Aligning Models to Entity Awareness
Rather than treating entity handling as an afterthought, EAMA builds entity awareness directly into the alignment process. We design two auxiliary tasks alongside the main captioning objective:
Entity-Aware Sentence Selection
Trains the model to identify which sentences in an article are most relevant to a given image, forcing it to reason about the visual-textual entity correspondence.
Entity Selection
Trains the model to pick the correct entities associated with an image from candidates, building explicit entity-grounding capability across modalities.
News Image Captioning
The primary task where the aligned model generates entity-rich captions, now equipped with stronger cross-modal entity understanding from the auxiliary tasks.
Self-Extracted Entity Information
A key insight of EAMA is that once aligned, the model itself can extract entity-related information to supplement its input during caption generation. There is no need for external entity recognition modules or knowledge bases -- the aligned model serves as its own entity extractor, keeping the pipeline simple and end-to-end.

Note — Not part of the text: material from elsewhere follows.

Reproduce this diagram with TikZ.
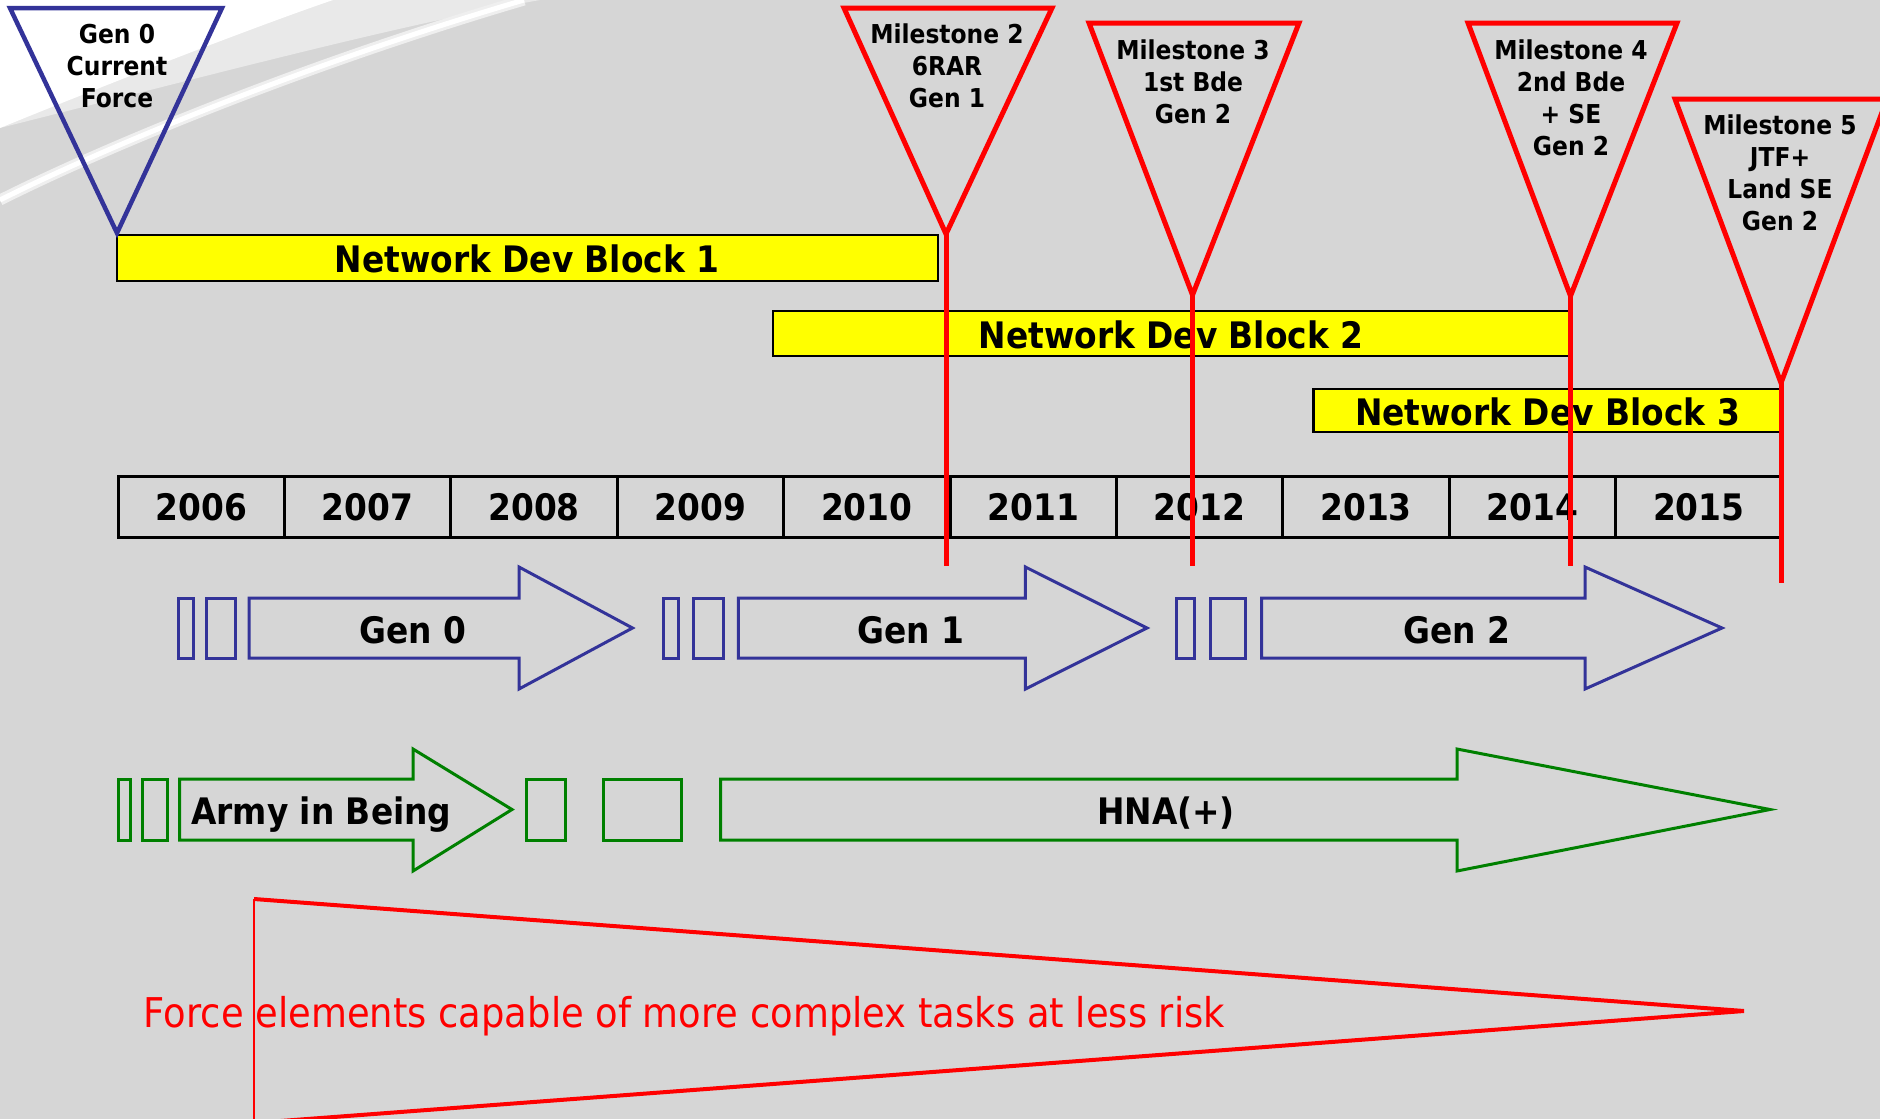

Balancing Sufficiency and Conciseness
News captioning faces a tension: the model needs enough context to generate entity-rich captions, but too much input introduces noise and confusion. EAMA addresses this by letting the aligned model decide what information is relevant, naturally filtering the textual input to balance sufficiency and conciseness during generation.
Main Results
EAMA achieves state-of-the-art performance on both GoodNews and NYTimes800k benchmarks, outperforming previous methods across caption quality metrics and entity handling scores.
Performance on GoodNews
| Method | BLEU-4 | METEOR | ROUGE | CIDEr | Entity P | Entity R |
|---|---|---|---|---|---|---|
| Xu et al. (2024a) | 8.49 | 12.88 | 26.22 | 83.52 | 30.19 | 26.57 |
| InstructBLIP (OSFT) | 9.53 | 13.54 | 25.61 | 78.03 | 25.89 | 27.33 |
| EAMA (Ours) | 10.04 | 13.95 | 27.06 | 87.70 | 27.58 | 28.92 |
Performance on NYTimes800k
| Method | BLEU-4 | METEOR | ROUGE | CIDEr | Entity P | Entity R |
|---|---|---|---|---|---|---|
| Base (no alignment) | 10.88 | 14.09 | 26.60 | 82.70 | 29.22 | 31.32 |
| Align (SENT+CAP) | 10.92 | 14.08 | 26.68 | 83.60 | 29.42 | 31.45 |
| Align (ENT+CAP) | 10.97 | 14.20 | 26.87 | 84.28 | 29.26 | 31.58 |
| EAMA (Full) | 11.03 | 14.22 | 27.15 | 87.00 | 29.79 | 32.24 |
Key Results
- State-of-the-Art Performance: Superior results on both GoodNews and NYTimes800k benchmarks across all major metrics
- Better Entity Handling: Improved named entity precision and recall over previous methods
- End-to-End Simplicity: No external entity modules needed -- the aligned model self-extracts entity information
- Effective Alignment: Two auxiliary tasks significantly improve entity-aware multimodal understanding, as shown in the ablation study
Toward Entity-Grounded Multimodal Understanding
EAMA demonstrates that targeted alignment tasks can address specific weaknesses in MLLMs. By designing training objectives that explicitly require entity reasoning across modalities, we bridge the gap between generic multimodal understanding and the entity-centric demands of news captioning. The approach points toward a broader principle: alignment tasks tailored to downstream challenges can unlock capabilities that general-purpose training leaves on the table.